FIFA hires former FBI director Louis Freeh to investigate Qatar’s Bin Hammam


Louis Freeh is to investigate allegations that executive committee members Mohamed bin Hammam and Jack Warner offered bribes to Caribbean voters to support Mr. Bin Hammam’s presidential election campaign. (File photo)

Louis Freeh is to investigate allegations that executive committee members Mohamed bin Hammam and Jack Warner offered bribes to Caribbean voters to support Mr. Bin Hammam’s presidential election campaign. (File photo)
World soccer body FIFA has hired former FBI director Louis Freeh to investigate allegations that executive committee members Mohamed bin Hammam and Jack Warner offered $40,000 bribes to Caribbean voters to support Mr. Bin Hammam’s presidential election campaign.

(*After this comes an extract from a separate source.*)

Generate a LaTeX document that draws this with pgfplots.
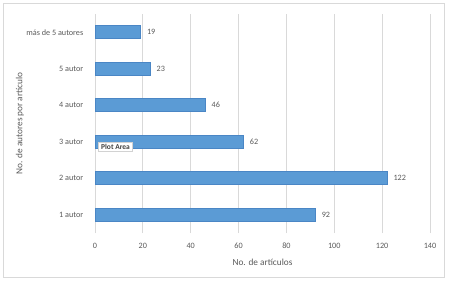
\documentclass[border=0pt]{standalone}
\usepackage{pgfplots}
\pgfplotsset{compat=1.18}
\usepackage{fontspec}
\setmainfont{Carlito}
\definecolor{barfill}{HTML}{5B9BD5}
\definecolor{bardraw}{HTML}{4A86C5}
\definecolor{gridc}{HTML}{D9D9D9}
\definecolor{txt}{HTML}{595959}
\begin{document}
\begin{tikzpicture}[x=1bp,y=1bp]
\path[use as bounding box] (0,0) rectangle (450,281);
\draw[gridc, line width=0.8bp] (3,4) rectangle (444,278);
\begin{axis}[
  at={(95bp,48bp)}, anchor=south west,
  scale only axis, width=335bp, height=219bp,
  xmin=0, xmax=140, ymin=-0.5, ymax=5.5,
  xbar, bar width=13bp,
  xtick={0,20,...,140},
  ytick={0,1,2,3,4,5},
  yticklabels={1 autor,2 autor,3 autor,4 autor,5 autor,más de 5 autores},
  axis line style={draw=none},
  tick style={draw=none},
  xmajorgrids,
  grid style={gridc, line width=0.8bp},
  ticklabel style={font=\fontsize{8.2}{9}\selectfont, text=txt},
  xticklabel style={yshift=-6.5bp},
  yticklabel style={xshift=-4bp},
  /pgf/number format/assume math mode=true,
  xlabel={No. de artículos},
  ylabel={No. de autores por artículo},
  label style={font=\fontsize{9.3}{11}\selectfont, text=txt},
  xlabel style={at={(axis description cs:0.5,-0.132)}, anchor=center},
  ylabel style={at={(axis description cs:-0.224,0.5)}, anchor=center},
  nodes near coords,
  nodes near coords style={font=\fontsize{8.2}{9}\selectfont, text=txt, anchor=west, xshift=3bp},
]
\addplot[fill=barfill, draw=bardraw, line width=0.6bp] coordinates {
(92,0) (122,1) (62,2) (46,3) (23,4) (19,5)
};
\end{axis}
\node[draw=gray!35, fill=white, inner xsep=2.5bp, inner ysep=1.8bp, font=\fontsize{7.5}{8}\selectfont\bfseries, text=black!75] at (115.5,134) {Plot Area};
\end{tikzpicture}
\end{document}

Mr. Freeh’s Freeh Group International Europe will assist FIFA’s ethics committee in its investigation of Messrs. Bin Hammam and Warner. The committee last month suspended the two men alongside two officials of the Caribbean Football Union (CFU) on suspicion of bribery.

Mr. Bin Hammam withdrew his challenge to FIFA president Sepp Blatter hours before the suspension. Mr. Blatter, a Swiss national, was elected unopposed for a fourth term last Wednesday by the FIFA congress.

The investigation of Mr. Bin Hammam, a Qatari national with close ties to the Qatari ruling family, and Mr. Warner is part of a larger corruption scandal engulfing FIFA. It could produce evidence of allegations that Qatar bribed FIFA executive committee members to win its bid to host the 2022 World Cup. Mr. Bin Hammam was closely associated with Qatar’s World Cup bid.
Mr. Freeh founded his group after heading the Federal Bureau of Investigation from 1993 to 2001. Mr. Freeh previously served six years as a special agent. He was also a judge.

Mr. Blatter has also invited former US Secretary of State Henry Kissinger, an ambassador for the failed US bid to host the 2022 World Cup and legendary Dutch soccer player Johan Cruijff to assist the ethics committee in resolving FIFA’s crisis, the worst in its 107-year history.

Nine of FIFA’s 24 executive committee members are suspected of corruption or improper behavior. Two of them were banned last year.

Messrs. Bin Hammam and Warner have denied the bribery allegations. Mr. Bin Hammam asserts that Mr. Blatter and his supporters leveled the allegations to force him to withdraw from the presidential contest.

A long-time Warner ally, Horace Burrell of Jamaica, denied this week that his soccer association had been offered a bribe.

“Let me state categorically that the (Jamaica federation) was not offered, neither received any funds prior to, during nor after the CFU meeting held May 10-11 in Trinidad,” Mr. Burrell said in a statement.

FIFA’s corruption scandal, the worst in its 107 year-old history, escalated last month when US executive committee member Chuck Blazer produced a file of evidence including witness statements from four CFU member countries against Messrs. Bin Hammam and Warner.

Mr. Blazer said this week that “much more evidence” would emerge from Caribbean officials, who were advised in Zurich to hand over the money paid by Mr. Bin Hammam to FIFA and assist the inquiry, or face being placed under suspicion.

Soccer officials from Puerto Rico arrived in Switzerland on Sunday for the FIFA Congress bearing a check for $40,000.

Mr. Warner, in response to his suspension, warned that he would unleash as “football tsunami” by documenting widespread corruption within FIFA that would also implicate Mr. Blatter. Mr. Blatter was cleared last month of charges that he was aware of Mr. Bin Hammam’s payments to Caribbean officials but had failed to report them.

Mr. Warner has already published a note written by FIFA secretary general Jerome Valcke asserting that Qatar “bought” its hosting rights for the 2022 World Cup.

Mr. Valcke said his mail referred to Qatar’s financial muscle and did not imply wrongdoing by the in its World Cup.

Qatar has denied the bribery allegations and said it would welcome an independent inquiry.